DARLINGTON is a hotspot for new business start-ups.

That was one of the standout findings of a report published this week, which also highlighted the massive challenges facing the North-East economy.

As with most surveys, the Start- Up Britain report was open to interpretation and spin. It only tracked businesses newly-registered at Companies House last year, so the smallest start-ups and home-based businesses were unlikely to figure.

But it showed the Darlington area had 1,406 new business registrations in the year, outstripping Sunderland (805) and Durham (1,018).

The work done by the Darlington Partnership of public and private sector organisations has created a support network which helps entrepreneurs get started, with advice on funding and business know how, and crucially, hand-holds the fledgling firms so they survive into their second and third years of operations.

It was a great result for the town, but the national picture was less encouraging, with regional powerhouse Newcastle sitting bottom of the top 25 leading centres of new business, behind Guildford, Harrow, Twickenham, Tonbridge and Chelmsford in the south.

NISSAN has a knack of elbowing its way onto our business pages.

Last week, we could hardly move for stories about the Japanese carmaker as it launched full production of the new Qashqai model and at the same time revealed that its Sunderland factory now employs 7,000 workers.

That is a staggering number and is set to grow even higher when new models come on stream, including the new Infiniti Q30.

Nissan’s importance to the regional economy should not be underestimated.

There are another 21,000 in the North-East employed supplying the factory.
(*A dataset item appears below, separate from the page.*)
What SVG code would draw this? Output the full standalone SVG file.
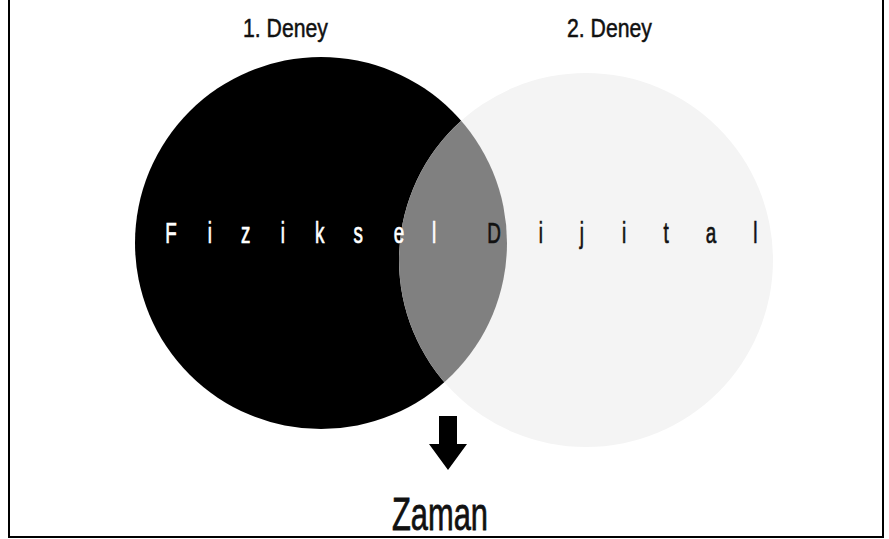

In addition, there are 7,000 workers in the rest of the UK supply chain and 1,000 at the firm’s research and development centre in Cranfield.

Add in the car dealers, mechanics and sales people, there are about 40,000 people directly employed by Nissan in the UK.

More than one-in-three cars built in the country is made by Sunderland workers.

With numbers like that, it won’t be long before the car maker is hogging the headlines again.